Re: [HACKERS] kqueue

From
Mark Wong
Date:
On Sat, Jan 25, 2020 at 11:29:11AM +1300, Thomas Munro wrote:
> On Thu, Jan 23, 2020 at 9:38 AM Rui DeSousa <rui@crazybean.net> wrote:
> > On Jan 22, 2020, at 2:19 PM, Tom Lane <tgl@sss.pgh.pa.us> wrote:
> >> It's certainly possible that to see any benefit you need stress
> >> levels above what I can manage on the small box I've got these
> >> OSes on.  Still, it'd be nice if a performance patch could show
> >> some improved performance, before we take any portability risks
> >> for it.
> 
> You might need more than one CPU socket, or at least lots more cores
> so that you can create enough contention.  That was needed to see the
> regression caused by commit ac1d794 on Linux[1].
> 
> > Here is two charts comparing a patched and unpatched system.
> > These systems are very large and have just shy of thousand
> > connections each with averages of 20 to 30 active queries concurrently
> > running at times including hundreds if not thousand of queries hitting
> > the database in rapid succession.  The effect is the unpatched system
> > generates a lot of system load just handling idle connections where as
> > the patched version is not impacted by idle sessions or sessions that
> > have already received data.
> 
> Thanks.  I can reproduce something like this on an Azure 72-vCPU
> system, using pgbench -S -c800 -j32.  The point of those settings is
> to have many backends, but they're all alternating between work and
> sleep.  That creates a stream of poll() syscalls, and system time goes
> through the roof (all CPUs pegged, but it's ~half system).  Profiling
> the kernel with dtrace, I see the most common stack (by a long way) is
> in a poll-related lock, similar to a profile Rui sent me off-list from
> his production system.  Patched, there is very little system time and
> the TPS number goes from 539k to 781k.
> 
> [1]
https://www.postgresql.org/message-id/flat/CAB-SwXZh44_2ybvS5Z67p_CDz%3DXFn4hNAD%3DCnMEF%2BQqkXwFrGg%40mail.gmail.com

Just to add some data...

I tried the kqueue v14 patch on a AWS EC2 m5a.24xlarge (96 vCPU) with
FreeBSD 12.1, driving from a m5.8xlarge (32 vCPU) CentOS 7 system.

I also use pgbench with a scale factor of 1000, with -S -c800 -j32.

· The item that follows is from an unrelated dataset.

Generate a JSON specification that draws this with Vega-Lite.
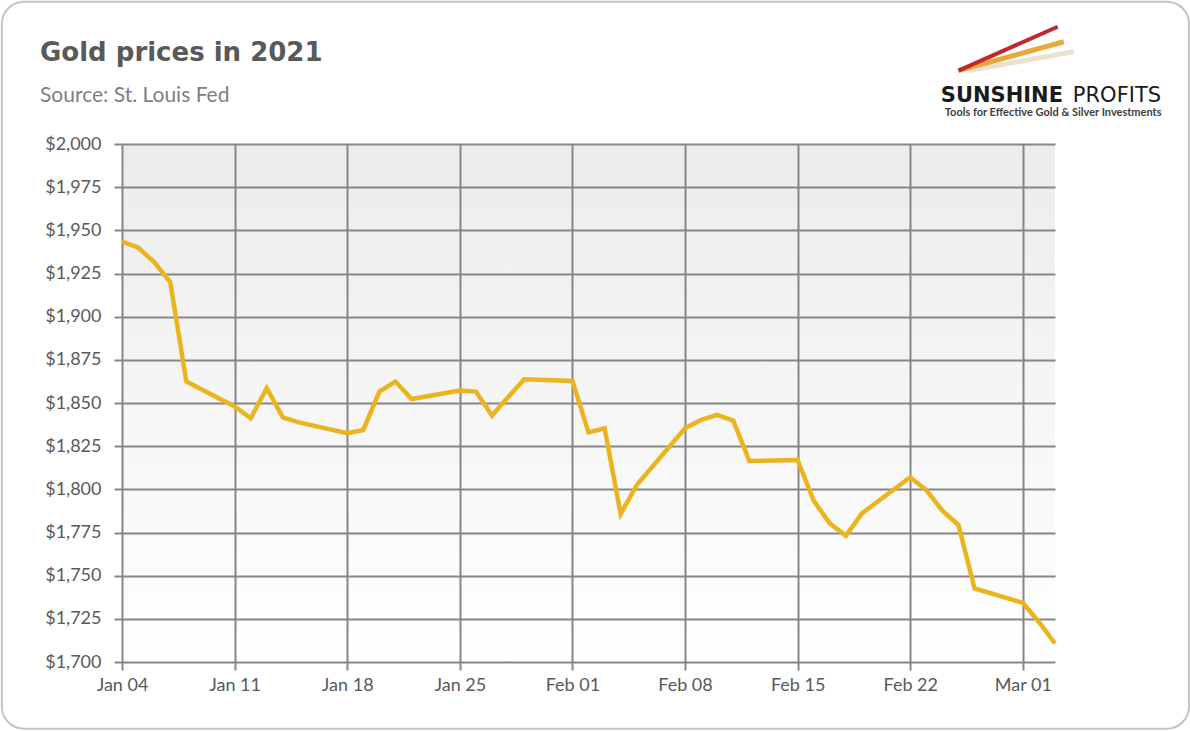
{
  "$schema": "https://vega.github.io/schema/vega-lite/v6.json",
  "width": 933,
  "height": 518,
  "autosize": {"type": "none"},
  "padding": {"left": 122, "top": 144, "right": 135, "bottom": 69},
  "background": "#ffffff",
  "title": {
    "text": "Gold prices in 2021",
    "subtitle": "Source: St. Louis Fed",
    "anchor": "start",
    "frame": "group",
    "dx": -82,
    "dy": 105,
    "offset": 0,
    "font": "DejaVu Sans",
    "fontSize": 26,
    "fontWeight": "bold",
    "color": "#595959",
    "subtitleFont": "Lato",
    "subtitleFontSize": 21,
    "subtitleColor": "#7f7f7f",
    "subtitlePadding": 19
  },
  "config": {
    "view": {
      "stroke": null,
      "fill": {
        "gradient": "linear",
        "x1": 0, "y1": 0, "x2": 0, "y2": 1,
        "stops": [
          {"offset": 0, "color": "#ececec"},
          {"offset": 1, "color": "#ffffff"}
        ]
      }
    },
    "axis": {
      "labelFont": "Lato",
      "labelFontSize": 18,
      "labelColor": "#595959",
      "gridColor": "#868686",
      "gridWidth": 2,
      "gridOpacity": 1,
      "tickColor": "#868686",
      "tickWidth": 2,
      "tickSize": 8,
      "domain": false,
      "labelFlush": false,
      "title": null
    }
  },
  "layer": [
    {
      "data": {
        "values": [
          {"date": "2021-01-04", "price": 1943.5},
          {"date": "2021-01-05", "price": 1940.1},
          {"date": "2021-01-06", "price": 1931.6},
          {"date": "2021-01-07", "price": 1920.0},
          {"date": "2021-01-08", "price": 1862.4},
          {"date": "2021-01-11", "price": 1848.0},
          {"date": "2021-01-12", "price": 1841.2},
          {"date": "2021-01-13", "price": 1858.6},
          {"date": "2021-01-14", "price": 1841.7},
          {"date": "2021-01-15", "price": 1838.8},
          {"date": "2021-01-18", "price": 1832.5},
          {"date": "2021-01-19", "price": 1834.4},
          {"date": "2021-01-20", "price": 1856.6},
          {"date": "2021-01-21", "price": 1862.4},
          {"date": "2021-01-22", "price": 1852.3},
          {"date": "2021-01-25", "price": 1857.2},
          {"date": "2021-01-26", "price": 1856.6},
          {"date": "2021-01-27", "price": 1842.7},
          {"date": "2021-01-28", "price": 1853.3},
          {"date": "2021-01-29", "price": 1863.8},
          {"date": "2021-02-01", "price": 1862.8},
          {"date": "2021-02-02", "price": 1833.0},
          {"date": "2021-02-03", "price": 1835.4},
          {"date": "2021-02-04", "price": 1785.7},
          {"date": "2021-02-05", "price": 1802.5},
          {"date": "2021-02-08", "price": 1835.4},
          {"date": "2021-02-09", "price": 1840.2},
          {"date": "2021-02-10", "price": 1843.1},
          {"date": "2021-02-11", "price": 1839.8},
          {"date": "2021-02-12", "price": 1816.4},
          {"date": "2021-02-15", "price": 1817.0},
          {"date": "2021-02-16", "price": 1793.4},
          {"date": "2021-02-17", "price": 1780.3},
          {"date": "2021-02-18", "price": 1773.1},
          {"date": "2021-02-19", "price": 1786.1},
          {"date": "2021-02-22", "price": 1807.0},
          {"date": "2021-02-23", "price": 1799.6},
          {"date": "2021-02-24", "price": 1787.6},
          {"date": "2021-02-25", "price": 1779.3},
          {"date": "2021-02-26", "price": 1742.6},
          {"date": "2021-03-01", "price": 1734.3},
          {"date": "2021-03-02", "price": 1723.2},
          {"date": "2021-03-03", "price": 1710.7}
        ]
      },
      "mark": {"type": "line", "color": "#ebb41f", "strokeWidth": 4.5, "strokeJoin": "miter"},
      "encoding": {
        "x": {
          "field": "date",
          "type": "temporal",
          "scale": {
            "type": "utc",
            "domain": [
              {"year": 2021, "month": 1, "date": 4, "utc": true},
              {"year": 2021, "month": 3, "date": 3, "utc": true}
            ],
            "nice": false
          },
          "axis": {
            "format": "%b %d",
            "labelPadding": 6,
            "values": [
              {"year": 2021, "month": 1, "date": 4, "utc": true},
              {"year": 2021, "month": 1, "date": 11, "utc": true},
              {"year": 2021, "month": 1, "date": 18, "utc": true},
              {"year": 2021, "month": 1, "date": 25, "utc": true},
              {"year": 2021, "month": 2, "date": 1, "utc": true},
              {"year": 2021, "month": 2, "date": 8, "utc": true},
              {"year": 2021, "month": 2, "date": 15, "utc": true},
              {"year": 2021, "month": 2, "date": 22, "utc": true},
              {"year": 2021, "month": 3, "date": 1, "utc": true}
            ]
          }
        },
        "y": {
          "field": "price",
          "type": "quantitative",
          "scale": {"domain": [1700, 2000], "nice": false, "zero": false},
          "axis": {
            "format": "$,.0f",
            "labelPadding": 13,
            "values": [1700, 1725, 1750, 1775, 1800, 1825, 1850, 1875, 1900, 1925, 1950, 1975, 2000]
          }
        }
      }
    },
    {
      "data": {"values": [{}]},
      "mark": {"type": "rect", "fill": null, "stroke": "#c4c4c4", "strokeWidth": 2, "cornerRadius": 22, "clip": false},
      "encoding": {
        "x": {"datum": {"year": 2020, "month": 12, "date": 27, "hours": 12, "minutes": 48, "utc": true}, "type": "temporal"},
        "x2": {"datum": {"year": 2021, "month": 3, "date": 11, "hours": 7, "minutes": 55, "utc": true}},
        "y": {"datum": 2082.4, "type": "quantitative"},
        "y2": {"datum": 1661.4}
      }
    },
    {
      "data": {"values": [{}]},
      "mark": {"type": "rule", "stroke": "#e6dcc6", "strokeWidth": 5, "clip": false, "opacity": 0.85},
      "encoding": {
        "x": {"datum": {"year": 2021, "month": 2, "date": 25, "hours": 16, "utc": true}, "type": "temporal"},
        "x2": {"datum": {"year": 2021, "month": 3, "date": 4, "hours": 4, "utc": true}},
        "y": {"datum": 2042.5, "type": "quantitative"},
        "y2": {"datum": 2053.5}
      }
    },
    {
      "data": {"values": [{}]},
      "mark": {"type": "rule", "stroke": "#e6a93a", "strokeWidth": 5, "clip": false},
      "encoding": {
        "x": {"datum": {"year": 2021, "month": 2, "date": 25, "hours": 0, "utc": true}, "type": "temporal"},
        "x2": {"datum": {"year": 2021, "month": 3, "date": 3, "hours": 13, "utc": true}},
        "y": {"datum": 2042.5, "type": "quantitative"},
        "y2": {"datum": 2059.2}
      }
    },
    {
      "data": {"values": [{}]},
      "mark": {"type": "rule", "stroke": "#c1272d", "strokeWidth": 4, "clip": false},
      "encoding": {
        "x": {"datum": {"year": 2021, "month": 2, "date": 25, "hours": 0, "utc": true}, "type": "temporal"},
        "x2": {"datum": {"year": 2021, "month": 3, "date": 3, "hours": 4, "utc": true}},
        "y": {"datum": 2042.5, "type": "quantitative"},
        "y2": {"datum": 2067.9}
      }
    },
    {
      "data": {"values": [{}]},
      "mark": {"type": "text", "text": "SUNSHINE", "font": "DejaVu Sans", "fontWeight": "bold", "fontSize": 21, "align": "left", "baseline": "alphabetic", "color": "#1a1a1a", "clip": false},
      "encoding": {
        "x": {"datum": {"year": 2021, "month": 2, "date": 23, "hours": 21, "minutes": 36, "utc": true}, "type": "temporal"},
        "y": {"datum": 2024.5, "type": "quantitative"}
      }
    },
    {
      "data": {"values": [{}]},
      "mark": {"type": "text", "text": "PROFITS", "font": "DejaVu Sans", "fontWeight": "normal", "fontSize": 21, "align": "left", "baseline": "alphabetic", "color": "#1a1a1a", "clip": false},
      "encoding": {
        "x": {"datum": {"year": 2021, "month": 3, "date": 4, "hours": 2, "minutes": 38, "utc": true}, "type": "temporal"},
        "y": {"datum": 2024.5, "type": "quantitative"}
      }
    },
    {
      "data": {"values": [{}]},
      "mark": {"type": "text", "text": "Tools for Effective Gold & Silver Investments", "font": "Lato", "fontWeight": "bold", "fontSize": 11, "align": "left", "baseline": "alphabetic", "color": "#404040", "clip": false},
      "encoding": {
        "x": {"datum": {"year": 2021, "month": 2, "date": 24, "hours": 3, "minutes": 36, "utc": true}, "type": "temporal"},
        "y": {"datum": 2016.4, "type": "quantitative"}
      }
    }
  ]
}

Comparing pg 12.1 vs 13-devel (30012a04):

* TPS increased from ~93,000 to ~140,000, ~ 32% increase
* system time dropped from ~ 78% to ~ 70%, ~ 8% decrease
* user time increased from ~16% to ~ 23%, ~7% increase

I don't have any profile data, but I've attached a couple chart showing
the processor utilization over a 15 minute interval from the database
system.

Regards,
Mark
-- 
Mark Wong
2ndQuadrant - PostgreSQL Solutions for the Enterprise
https://www.2ndQuadrant.com/

Attachment

Re: [HACKERS] kqueue

From
Thomas Munro
Date:
On Wed, Jan 29, 2020 at 11:54 AM Thomas Munro <thomas.munro@gmail.com> wrote:
> If there are no further objections, I'm planning to commit this sooner
> rather than later, so that it gets plenty of air time on developer and
> build farm machines.  If problems are discovered on a particular
> platform, there's a pretty good escape hatch: you can define
> WAIT_USE_POLL, and if it turns out to be necessary, we could always do
> something in src/template similar to what we do for semaphores.

I updated the error messages to match the new "unified" style, adjust
a couple of comments, and pushed.  Thanks to all the people who
tested.  I'll keep an eye on the build farm.